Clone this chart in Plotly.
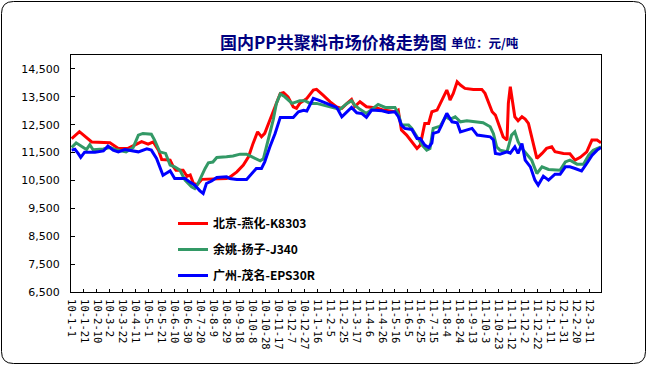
import plotly.graph_objects as go

# ---------------- data ----------------
tick_labels = ["10-1-1", "10-1-21", "10-2-10", "10-3-2", "10-3-22", "10-4-11", "10-5-1", "10-5-21",
               "10-6-10", "10-6-30", "10-7-20", "10-8-9", "10-8-29", "10-9-18", "10-10-8", "10-10-28",
               "10-11-17", "10-12-7", "10-12-27", "11-1-16", "11-2-5", "11-2-25", "11-3-17", "11-4-6",
               "11-4-26", "11-5-16", "11-6-5", "11-6-25", "11-7-15", "11-8-4", "11-8-24", "11-9-13",
               "11-10-3", "11-10-23", "11-11-12", "11-12-2", "11-12-22", "12-1-11", "12-1-31", "12-2-20",
               "12-3-11"]

red_dates = ["2010-01-02", "2010-01-14", "2010-02-02", "2010-03-02", "2010-03-10", "2010-03-15", "2010-03-30",
             "2010-04-10", "2010-04-20", "2010-04-30", "2010-05-08", "2010-05-16", "2010-05-21", "2010-06-03",
             "2010-06-08", "2010-06-12", "2010-06-23", "2010-06-29", "2010-07-04", "2010-07-09", "2010-07-15",
             "2010-07-22", "2010-08-29", "2010-09-03", "2010-09-14", "2010-09-24", "2010-10-02", "2010-10-09",
             "2010-10-16", "2010-10-22", "2010-10-27", "2010-11-04", "2010-11-12", "2010-11-20", "2010-11-25",
             "2010-12-02", "2010-12-10", "2010-12-15", "2010-12-20", "2010-12-31", "2011-01-10", "2011-01-15",
             "2011-01-25", "2011-02-05", "2011-02-15", "2011-02-23", "2011-03-03", "2011-03-10", "2011-03-15",
             "2011-03-23", "2011-04-02", "2011-04-18", "2011-04-28", "2011-05-16", "2011-05-21", "2011-05-26",
             "2011-06-03", "2011-06-11", "2011-06-19", "2011-06-24", "2011-06-29", "2011-07-01", "2011-07-07",
             "2011-07-12", "2011-07-20", "2011-07-25", "2011-07-30", "2011-08-04", "2011-08-07", "2011-08-09",
             "2011-08-14", "2011-08-20", "2011-08-25", "2011-09-01", "2011-09-14", "2011-09-27", "2011-10-02",
             "2011-10-08", "2011-10-13", "2011-10-18", "2011-10-25", "2011-10-30", "2011-11-05", "2011-11-07",
             "2011-11-10", "2011-11-12", "2011-11-14", "2011-11-17", "2011-11-22", "2011-11-28", "2011-12-03",
             "2011-12-08", "2011-12-13", "2011-12-21", "2011-12-29", "2012-01-05", "2012-01-13", "2012-01-18",
             "2012-01-31", "2012-02-10", "2012-02-18", "2012-02-26", "2012-03-07", "2012-03-15", "2012-03-23",
             "2012-03-29"]
red_vals = [12000, 12250, 11880, 11850, 11730, 11650, 11650,
            11770, 11890, 11800, 11880, 11590, 11250, 11230,
            10990, 10870, 10870, 10650, 10700, 10390, 10350,
            10540, 10570, 10620, 10810, 11050, 11350, 11830,
            12245, 12070, 12190, 12670, 13140, 13620, 13650,
            13500, 13140, 13085, 13265, 13440, 13740, 13770,
            13560, 13320, 13140, 13085, 13265, 13408, 13150,
            13324, 13143, 13100, 13024, 12964, 13024, 12306,
            12127, 11886, 11649, 11767, 12245, 12547, 12547,
            12964, 13024, 13265, 13563, 13742, 13560, 13383,
            13620, 14040, 13922, 13803, 13767, 13767, 13624,
            13265, 12964, 12845, 12426, 12066, 11947, 13265,
            13863, 13502, 13200, 12784, 12640, 12784, 12700,
            12547, 12066, 11290, 11470, 11649, 11707, 11530,
            11469, 11460, 11229, 11330, 11527, 11947, 11947,
            11850]

green_dates = ["2010-01-02", "2010-01-09", "2010-01-20", "2010-01-25", "2010-01-30", "2010-02-04", "2010-02-20",
               "2010-03-02", "2010-03-12", "2010-03-27", "2010-04-07", "2010-04-15", "2010-04-22", "2010-05-05",
               "2010-05-10", "2010-05-18", "2010-05-27", "2010-06-03", "2010-06-10", "2010-06-18", "2010-06-26",
               "2010-07-06", "2010-07-11", "2010-07-16", "2010-07-27", "2010-08-01", "2010-08-08", "2010-08-14",
               "2010-08-29", "2010-09-08", "2010-09-19", "2010-09-29", "2010-10-09", "2010-10-20", "2010-10-25",
               "2010-11-01", "2010-11-09", "2010-11-14", "2010-11-20", "2010-11-27", "2010-12-08", "2010-12-15",
               "2010-12-20", "2010-12-28", "2011-01-05", "2011-01-15", "2011-01-25", "2011-02-05", "2011-02-20",
               "2011-03-03", "2011-03-10", "2011-03-15", "2011-03-23", "2011-04-02", "2011-04-13", "2011-04-20",
               "2011-05-01", "2011-05-16", "2011-05-21", "2011-05-26", "2011-06-06", "2011-06-11", "2011-06-19",
               "2011-06-27", "2011-07-04", "2011-07-09", "2011-07-14", "2011-07-25", "2011-08-02", "2011-08-09",
               "2011-08-17", "2011-08-25", "2011-09-04", "2011-09-19", "2011-09-29", "2011-10-10", "2011-10-15",
               "2011-10-20", "2011-10-25", "2011-11-05", "2011-11-12", "2011-11-17", "2011-11-22", "2011-11-28",
               "2011-12-05", "2011-12-13", "2011-12-21", "2011-12-29", "2012-01-08", "2012-01-26", "2012-02-03",
               "2012-02-10", "2012-02-21", "2012-03-02", "2012-03-10", "2012-03-17", "2012-03-29"]
green_vals = [11685, 11850, 11685, 11613, 11780, 11600, 11630,
              11685, 11600, 11527, 11685, 12127, 12187, 12160,
              11947, 11527, 11470, 11049, 10990, 10870, 10511,
              10271, 10213, 10390, 10930, 11132, 11160, 11326,
              11350, 11380, 11444, 11444, 11326, 11204, 11280,
              11947, 12665, 13265, 13600, 13500, 13265, 13320,
              13360, 13360, 13265, 13265, 13200, 13121, 13050,
              13265, 13360, 13200, 13050, 12905, 13085, 13229,
              13121, 13121, 12900, 12486, 12486, 12367, 12066,
              11767, 11588, 11650, 12367, 12450, 12784, 12690,
              12784, 12604, 12640, 12600, 12568, 12426, 12180,
              11707, 11588, 11530, 12127, 12245, 11890, 11649,
              11469, 11229, 10751, 10988, 10893, 10870, 11168,
              11230, 11085, 11085, 11409, 11588, 11707]

blue_dates = ["2010-01-02", "2010-01-07", "2010-01-12", "2010-01-16", "2010-01-22", "2010-02-07", "2010-02-20",
              "2010-02-27", "2010-03-07", "2010-03-15", "2010-03-25", "2010-04-04", "2010-04-15", "2010-04-28",
              "2010-05-05", "2010-05-13", "2010-05-18", "2010-05-23", "2010-05-28", "2010-06-03", "2010-06-10",
              "2010-06-26", "2010-07-03", "2010-07-11", "2010-07-19", "2010-07-24", "2010-07-29", "2010-08-06",
              "2010-08-14", "2010-08-29", "2010-09-03", "2010-09-14", "2010-09-29", "2010-10-07", "2010-10-14",
              "2010-10-22", "2010-10-27", "2010-11-04", "2010-11-12", "2010-11-20", "2010-12-10", "2010-12-18",
              "2010-12-26", "2010-12-31", "2011-01-07", "2011-01-10", "2011-01-18", "2011-01-31", "2011-02-15",
              "2011-02-23", "2011-03-03", "2011-03-10", "2011-03-18", "2011-03-26", "2011-04-02", "2011-04-10",
              "2011-04-26", "2011-05-06", "2011-05-16", "2011-05-21", "2011-05-26", "2011-05-31", "2011-06-11",
              "2011-06-19", "2011-06-24", "2011-07-01", "2011-07-07", "2011-07-12", "2011-07-14", "2011-07-22",
              "2011-07-27", "2011-08-04", "2011-08-12", "2011-08-20", "2011-08-25", "2011-09-04", "2011-09-12",
              "2011-09-20", "2011-10-10", "2011-10-15", "2011-10-18", "2011-10-25", "2011-11-05", "2011-11-10",
              "2011-11-17", "2011-11-22", "2011-11-28", "2011-12-03", "2011-12-11", "2011-12-18", "2011-12-23",
              "2011-12-31", "2012-01-08", "2012-01-18", "2012-01-26", "2012-02-03", "2012-02-10", "2012-02-18",
              "2012-02-28", "2012-03-07", "2012-03-15", "2012-03-23", "2012-03-29"]
blue_vals = [11588, 11620, 11469, 11326, 11516, 11516, 11560,
             11732, 11588, 11527, 11610, 11560, 11527, 11634,
             11588, 11290, 10988, 10690, 10760, 10845, 10572,
             10572, 10450, 10331, 10127, 10033, 10392, 10480,
             10607, 10630, 10572, 10536, 10536, 10750, 10930,
             10930, 11168, 11707, 12187, 12762, 12762, 12964,
             13020, 12990, 13287, 13444, 13380, 13265, 13121,
             12784, 12964, 13121, 12927, 12900, 12762, 13024,
             13000, 12940, 12964, 12800, 12486, 12367, 12330,
             12008, 12008, 11767, 11685, 11850, 12187, 12245,
             12486, 12905, 12604, 12570, 12245, 12306, 12367,
             12127, 12066, 11950, 11469, 11440, 11527, 11480,
             11707, 11469, 11828, 11229, 10988, 10511, 10331,
             10654, 10511, 10726, 10726, 10988, 10988, 10930,
             10845, 11109, 11400, 11588, 11685]

series_names = ["北京-燕化-K8303", "余姚-扬子-J340", "广州-茂名-EPS30R"]
series_colors = ["#FF0000", "#339966", "#0000FF"]

y_tick_vals = [6500, 7500, 8500, 9500, 10500, 11500, 12500, 13500, 14500]
y_range = [6500, 15000]
x_range = ["2010-01-01", "2012-03-29"]

# tick positions parsed from the tick labels (yy-m-d)
def label_to_date(s):
    yy, m, d = s.split("-")
    return "20%s-%02d-%02d" % (yy, int(m), int(d))

tick_vals = [label_to_date(s) for s in tick_labels]

# ---------------- layout geometry (pixels) ----------------
W, H = 648, 366
ML, MR, MT, MB = 71, 47, 55, 74
PW, PH = W - ML - MR, H - MT - MB

def px_x(px):
    return (px - ML) / PW

def px_y(py):
    return (H - MB - py) / PH

fig = go.Figure()
for dates, vals, name, color in zip([red_dates, green_dates, blue_dates],
                                    [red_vals, green_vals, blue_vals],
                                    series_names, series_colors):
    fig.add_trace(go.Scatter(x=dates, y=vals, mode="lines", name=name, legendgroup=name,
                             line=dict(color=color, width=3)))

# rounded outer frame
L, R, T, B, rad = 1.5, 645.5, 1.5, 363.5, 12
rx, ry = rad / PW, rad / PH
x0, x1, y0, y1 = px_x(L), px_x(R), px_y(B), px_y(T)
path = (f"M{x0 + rx},{y1} L{x1 - rx},{y1} Q{x1},{y1} {x1},{y1 - ry} "
        f"L{x1},{y0 + ry} Q{x1},{y0} {x1 - rx},{y0} "
        f"L{x0 + rx},{y0} Q{x0},{y0} {x0},{y0 + ry} "
        f"L{x0},{y1 - ry} Q{x0},{y1} {x0 + rx},{y1} Z")
fig.add_shape(type="path", path=path, xref="paper", yref="paper",
              line=dict(color="black", width=1), fillcolor="rgba(0,0,0,0)", layer="below")

navy = "#000080"
fig.add_annotation(text="<b>国内PP共聚料市场价格走势图</b>", xref="paper", yref="paper",
                   x=px_x(218), y=px_y(41), xanchor="left", yanchor="middle", showarrow=False,
                   font=dict(family="Noto Sans CJK SC", size=17, color=navy))
fig.add_annotation(text="<b>单位：元/吨</b>", xref="paper", yref="paper",
                   x=px_x(449), y=px_y(42), xanchor="left", yanchor="middle", showarrow=False,
                   font=dict(family="Noto Sans CJK SC", size=12.5, color=navy))

fig.update_layout(
    width=W, height=H,
    margin=dict(l=ML, r=MR, t=MT, b=MB),
    paper_bgcolor="white", plot_bgcolor="white",
    showlegend=True,
    legend=dict(x=px_x(173), y=px_y(209), xanchor="left", yanchor="top",
                bgcolor="rgba(0,0,0,0)", borderwidth=0, tracegroupgap=7,
                font=dict(family="Noto Sans CJK SC", size=12, color="black", weight="bold"),
                itemwidth=30),
    xaxis=dict(type="date", range=x_range, tickmode="array", tickvals=tick_vals, ticktext=tick_labels,
               tickangle=90, ticks="inside", ticklen=3, tickcolor="black", ticklabelstandoff=4,
               showline=True, linecolor="black", linewidth=1, mirror=True, showgrid=False, zeroline=False,
               tickfont=dict(family="DejaVu Sans Mono", size=10.5, color="black")),
    yaxis=dict(range=y_range, tickmode="array", tickvals=y_tick_vals, tickformat=",",
               ticks="inside", ticklen=4, tickcolor="black", ticklabelstandoff=8,
               showline=True, linecolor="black", linewidth=1, mirror=True, showgrid=False, zeroline=False,
               tickfont=dict(family="DejaVu Sans", size=11, color="black")),
)

fig.write_html("out.html", config={"displayModeBar": False},
               post_script="document.body.style.margin='0';")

**Description of the task:**
Please take the lines from the beginning of the data above through the line holding "import plotly.graph_objects as go" and transcribe them exactly, without any pictures.

**Written response:**
Clone this chart in Plotly.
import plotly.graph_objects as go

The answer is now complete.